Competition for GSI's existing and potential clients is intense, and our GSI business may not be able to add new clients or keep existing
clients on favorable terms, or at all. For example, a change in the management of a GSI client could adversely affect our relationship with that
client. In addition, many of GSI's client contracts contain service level commitments. If our GSI business is unable to meet these commitments, its
relationships with its clients could be damaged, and client rights to terminate their contracts with GSI and/or financial penalty provisions payable
by GSI may be triggered.
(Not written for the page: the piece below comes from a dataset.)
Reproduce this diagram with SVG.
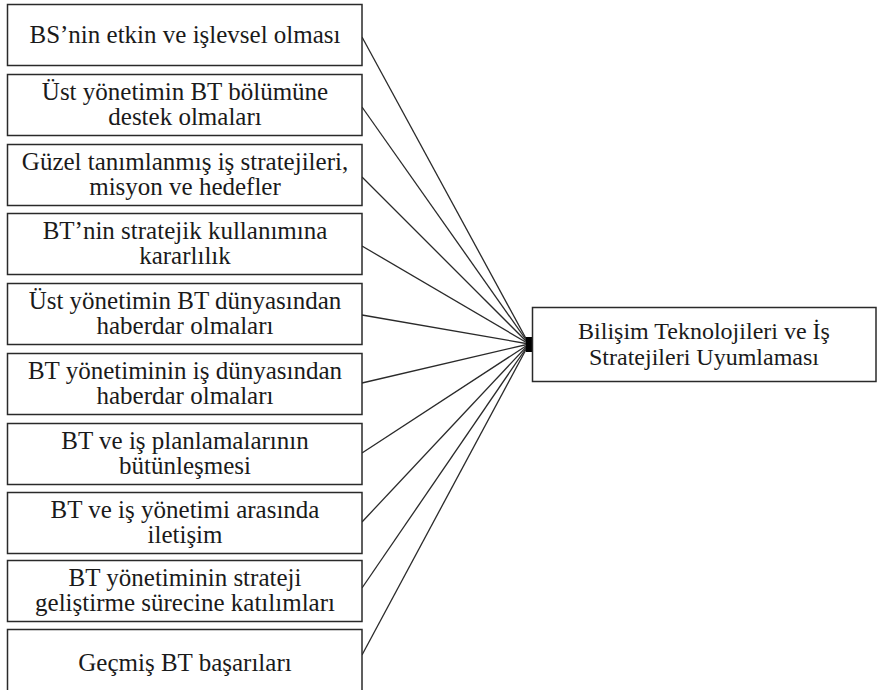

If any existing GSI clients were to exit the business we provide services to, be acquired, declare bankruptcy, suffer other
financial difficulties, fail to pay amounts owed to GSI and/or terminate or modify their relationships with GSI in a manner unfavorable to us (in
particular with respect to the large merchants and brands that GSI serves), our GSI business could be adversely affected.
32
the need to integrate the operations, systems (including accounting, management, information, human resource and other
administrative systems), technologies, products and personnel of each acquired company, which is itself an inherently risky process;
the inefficiencies and lack of control that may result if such integration is delayed or not implemented; and unforeseen difficulties and
expenditures that may arise in connection with integration;
diversion of management time, as well as a shift of focus from operating the businesses to issues related to integration and
administration, particularly given the number, size and varying scope of our recent acquisitions;
declining employee morale and retention issues resulting from changes in, or acceleration of, compensation, or changes in
management, reporting relationships, future prospects, or the direction of the business;
the need to implement controls, procedures and policies appropriate for a larger public company at companies that prior to acquisition
had lacked such controls, procedures and policies;
risks associated with our expansion into new international markets and doing business internationally, including those described under
the risk factor caption "There are many risks associated with our international operations" above;
difficulties in entering new markets where we have no or limited direct prior experience or where competitors may have stronger
market positions;
in the case of foreign acquisitions, the need to integrate operations across different cultures and languages and to address the particular
economic, currency, political and regulatory risks associated with specific countries;
the potential loss of key customers, vendors and other business partners of the companies we acquire following and continuing after
announcement of our acquisition plans;
in some cases, the need to transition operations, users and customers onto our existing or new platforms; and
liability for activities of the acquired company before the acquisition, including intellectual property and other litigation claims or
disputes, violations of laws, rules and regulations, commercial disputes, tax liabilities and other known and unknown liabilities.